Dear Friends,
On 5/19/11, I had to get arrainged on the charge of domestic violence. This was pretty much bullshit because there was no violence and all hype. I spent the night in county jail just to get out of the house and also to let this situation cool down. When I was in court, I was happy to just get out and move on with my life. However, I later found out that my past was finally coming to haunt me. On 5/20/11, I was on my way to a place I never wanted to be at. I avoided going to the county where my son and his mother live at. To also deal with the debt of child support, the lack of parenting on my part and also just flat out avoidance on my part to not be a real father. I was going to Sanilac County Jail and all I could do was pray and hope to see the outside.
As I was on my way up to jail, the guy that came to get me from Sanilac County was basically being a dick. He was insulting me, dogging me, and being a dick to me because I was not being a father to Austin. The truth is that he’s a representative of the state of Michigan and all he and the state wants is the debt from Marie (baby momma) having Austin and also the bills from his birth. I had to hear from this guy that I’m a bad father and I need to take care of my son. Some of what he said was true but the last thing I want to hear is someone telling me that. I also did not think I should have done any county jail time because of missing a court date or even owing money. People own debts but going to jail over them is a silly thing to me. As I get to the jail, I was unaware that I would have to do 30 days. However, I used the knowledge of that plus my new found freedom to make some changes in my life. I have never been in jail before. I don’t know the routine of giving up my possessions or anything like that. I wasn’t scare but I kept saying that I will be out soon. My life was changing for the worse right now. No freedom! I was an inmate of Sanilac County. I had nothing but their uniform and an assign bed. I hated what was going to happen but had to slowly live with what was going on.

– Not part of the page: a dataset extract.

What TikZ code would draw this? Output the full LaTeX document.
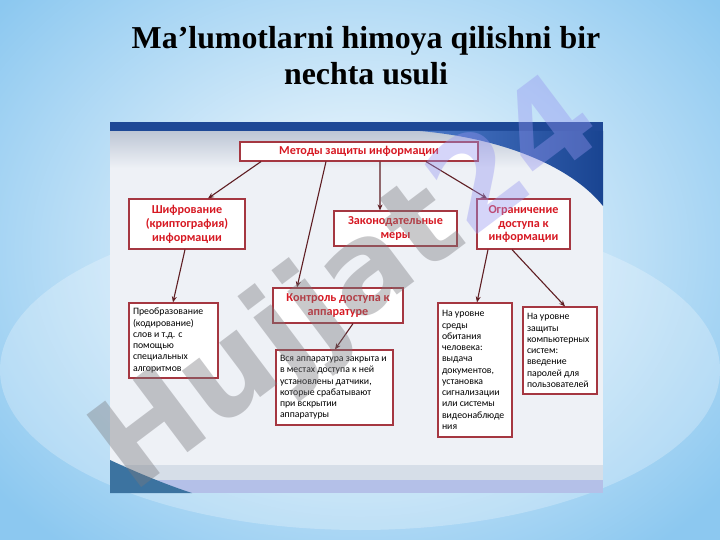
\documentclass[tikz,border=0pt]{standalone}
\usepackage{fontspec}
\setmainfont{Liberation Serif}
\newfontfamily\boxfont{Carlito}
\newfontfamily\wmfont{DejaVu Sans}
\usetikzlibrary{arrows.meta,positioning,shadows}
\definecolor{bgblue}{RGB}{140,200,240}
\definecolor{bandblue}{RGB}{30,72,150}
\definecolor{swooshdark}{RGB}{25,68,145}
\definecolor{swooshlight}{RGB}{75,120,200}
\definecolor{panel}{RGB}{238,241,246}
\definecolor{panelgray}{RGB}{188,197,212}
\definecolor{bandgray}{RGB}{214,222,232}
\definecolor{bandlav}{RGB}{180,192,232}
\definecolor{tealblue}{RGB}{60,115,160}
\definecolor{boxline}{RGB}{165,55,65}
\definecolor{redtxt}{RGB}{215,25,35}
\definecolor{arrowcol}{RGB}{95,30,35}
\definecolor{wmgray}{RGB}{120,120,125}
\definecolor{wmlav}{RGB}{150,150,240}
\tikzset{
  rbox/.style={draw=boxline, line width=1.2bp, fill=white, inner sep=2bp, align=center,
    text=redtxt, font=\boxfont\bfseries\fontsize{12.2}{14}\selectfont,
    drop shadow={shadow xshift=1.2bp, shadow yshift=-1.2bp, opacity=0.25}},
  bbox/.style={draw=boxline, line width=1.2bp, fill=white, inner sep=4bp, align=flush left,
    text=black, font=\boxfont\fontsize{9.8}{11.3}\selectfont,
    drop shadow={shadow xshift=1.2bp, shadow yshift=-1.2bp, opacity=0.25}},
  arr/.style={draw=arrowcol, line width=1.1bp, -{Stealth[length=6bp,width=5bp]}},
  title/.style={font=\bfseries\fontsize{32}{36}\selectfont, align=center, inner sep=0pt},
  wm/.style={font=\wmfont\bfseries\fontsize{125}{125}\selectfont, text=wmgray, opacity=0.4, inner sep=0pt}
}

\begin{document}
\begin{tikzpicture}[x=1bp,y=-1bp]
\useasboundingbox (0,0) rectangle (720,540);
% slide background
\fill[bgblue] (0,0) rectangle (720,540);
\shade[inner color=white, outer color=bgblue] (360,250) ellipse (470 and 380);
\fill[white, opacity=0.25] (360,370) ellipse (360 and 160);
% picture panel
\fill[panel] (110,122) rectangle (603,493);
\shade[top color=panelgray, bottom color=panel] (110,130) rectangle (603,168);
\fill[bandblue] (110,122) rectangle (603,131);
\shade[left color=swooshlight, right color=swooshdark] (420,131) .. controls (500,138) and (570,165) .. (603,206) -- (603,131) -- cycle;
\fill[bandgray] (110,465) rectangle (603,480);
\fill[bandlav] (110,480) rectangle (603,493);
\fill[tealblue] (110,460) .. controls (140,474) and (170,486) .. (192,493) -- (110,493) -- cycle;

\node[title] (ttl) at (366,56) {Ma’lumotlarni himoya qilishni bir\\nechta usuli};

% boxes
\node[rbox, minimum width=238bp, minimum height=19bp] (top) at (359,151.5) {Методы защиты информации};
\node[rbox, minimum width=116bp, minimum height=50bp] (shifr) at (187,224) {Шифрование\\(криптография)\\информации};
\node[rbox, minimum width=123bp, minimum height=35bp] (zakon) at (395.5,228.5) {Законодательные\\меры};
\node[rbox, minimum width=93bp, minimum height=50bp] (ogran) at (523.5,224) {Ограничение\\доступа к\\информации};
\node[rbox, minimum width=130bp, minimum height=35bp] (kontrol) at (338,305.5) {Контроль доступа к\\аппаратуре};
\node[bbox, text width=81bp, minimum height=75bp] (preobr) at (173.5,340.5) {Преобразование\\(кодирование)\\слов и т.д. с\\помощью\\специальных\\алгоритмов};
\node[bbox, text width=109bp, minimum height=75bp] (vsya) at (334.5,387.5) {Вся аппаратура закрыта и\\в местах доступа к ней\\установлены датчики,\\которые срабатывают\\при вскрытии\\аппаратуры};
\node[bbox, text width=66bp, minimum height=134bp] (sreda) at (475,370) {На уровне\\среды\\обитания\\человека:\\выдача\\документов,\\установка\\сигнализации\\или системы\\видеонаблюде\\ния};
\node[bbox, text width=66bp, minimum height=87bp] (zashch) at (560,350.5) {На уровне\\защиты\\компьютерных\\систем:\\введение\\паролей для\\пользователей};

% connectors
\foreach \a/\da/\b/\db in {top/-98/shifr/21, top/-33/kontrol/-41, top/21/zakon/-15.5, top/67/ogran/-36.5,
  shifr/-2/preobr/-0.5, kontrol/15/vsya/0.5, ogran/-35.5/sreda/2, ogran/-11.5/zashch/5}
  \draw[arr] ([xshift=\da bp]\a.south) -- ([xshift=\db bp]\b.north);

% watermark
\node[wm, rotate=37] (mark) at (350,288) {Hujjat\textcolor{wmlav}{24}};
\end{tikzpicture}
\end{document}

On 5/23/11, I woke up after sleeping in a holding cell for close to 36 hours on and off. I was transferred to a cell of 30 men. I was midnight and most of the inmates were sleep. I was lead into the cell and shown my bunk. I slept in bed nine and I also got my prison id. The next few days are kind of a blur because Friday turned into Saturday then Saturday turned into Sunday then etc. My life for the next 30 days consisted of these series of patterns: Up at 5:30am, eat breakfast, then nap until lunch, then eat lunch, then nap again, back up in time to eat dinner then stay up until 9pm. My day in jail was 12 hours long. Mostly I slept for the other 12 hours. No outside, no fresh air, no freedom. I hate that my life stopped for those 30 days.
Now I originally wanted to write about all 30 days of what I experienced but most of it is a blur and the rest I want to forget. However, my thoughts were focused on my mother, my life after this experience, and moving on with my life. Also, I experience an empathy that moving on is better than focusing on a life that I will not go through again. I am making up for time lost because of my mistakes with two females: Andrea the whore and my baby momma, Marie. I will say that I am focused on my life and what’s to come in my life. With that said I will only say that county jail is not a joke and time to change my life and work with others. I will write about two things that got me through jail: DEFY and HOPE. That will be later but that’s all for 30 Days of Hell.